The 3rd annual Stillwater Classic at Crowley Lake turned out to be a huge success! The fishing was a little slow during the contest, but Lane and Beth Garrett once again hosted what is easily one of the most entertaining fly fishing tournaments in the Eastside, and they raised thousands of dollars doing so, all to better stock the quintessential California trout lake. Ryan McDonald earned the title “Lord of the Fly.”And we’re not taking about Nobel-prize winning author William Golding; that’s for the 9th grade English class at MHS to dissect. The only “cold war” going on at Crowley was McDonald pitching whatever midge, perch fry or damsel pattern he secretly held in his arsenal to beat out 2nd place winner Josh Koch and bronze medalist Mark Saito.

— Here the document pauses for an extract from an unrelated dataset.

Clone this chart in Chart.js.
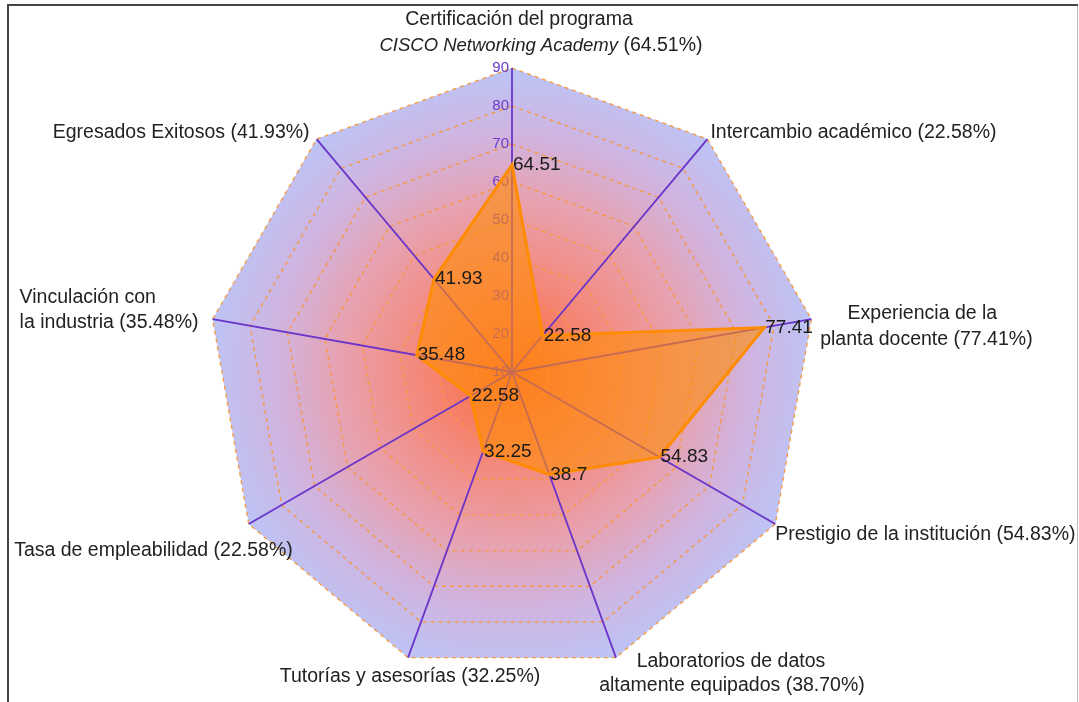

Not to go home without a bit of Sierra gold, Saito took 1st with teammate Frank Murata for team class. It was a pretty fun day on the lake. As for heading out on Crowley now…
The angling for fly fishing is best in McGee, and Big and Little Hilton. McGee is hitting the hardest with various midge and emerger patterns in about 12–15 feet. Blood red for the midges, grey for the emergers. Little Hilton is hitting in about 7-13 feet with the same patterns. You can certainly kick around Crooked or The North End with a sink line and various streamers to pull out plenty of big, healthy browns and bows.
Some of the lake fish are starting to move into the Owens, definitely worth noting if you want to get on some running water. Fishing conditions on the Upper Owens River are picking up again. Traditional dries like Elk Hairs, Stimis and Parachute Adams will land you trout. Bait anglers are still Gulp!-ing the daylights out of them with Gulp! dough bait and nightcrawlers.
Though, it’s just as easy to throw the trout back and go get lunch at One World Eats as it is to keep, clean and cook the fish. Not to mention the kabobs and pilaf at the new joint are pretty dang good.
Bait angling is closed on Crowley, but trollers pinching down barbs will get at some great trout on Crowley now. Lane tells me that Taz Devils are the lures of choice for getting at the bigger fish. Get your lures down in the deeper water where it´s cooler.
Head up to the North End to look for some of the lake fish moving into The Owens. If you really want to have some fun, call Don Meier at Kittredge and book a trolling trip on Crowley. Good family fun.
It’s only going to get better at Crowley. Lane Garrett predicts an “epic fall” as less anglers were on the water during the June storms, fewer fish were harvested this season, and as of now, lots and lots of trout in the four- to five-pound range are coming ashore … could be a good sign of times to come. Keep in mind when school is in session, the big trout move all over the Eastside during September and October.
Another body of water that has been simply producing bent rod after bent rod is Bridgeport Reservoir, definitely worth attending for a day. I’ve heard nothing but stories of successful fishing on the Bridgeport Rez.
So, as we approach the kickoff of college football season, and kids all over the country head to their local office supply stores (buy locally owned at Access and Mammoth Business Essentials), and the lake fish start to move around, it only means bigger and better fish being caught.
Kids, my advice to you at this point in the summer, get your heads ready to do some homework. Meanwhile, your prep for the school year … get out there and fish during the morning hours while you still have the chance, because it won’t be much longer before we’re looking at the differences between adverbs and adjectives, as opposed to brooks versus bows!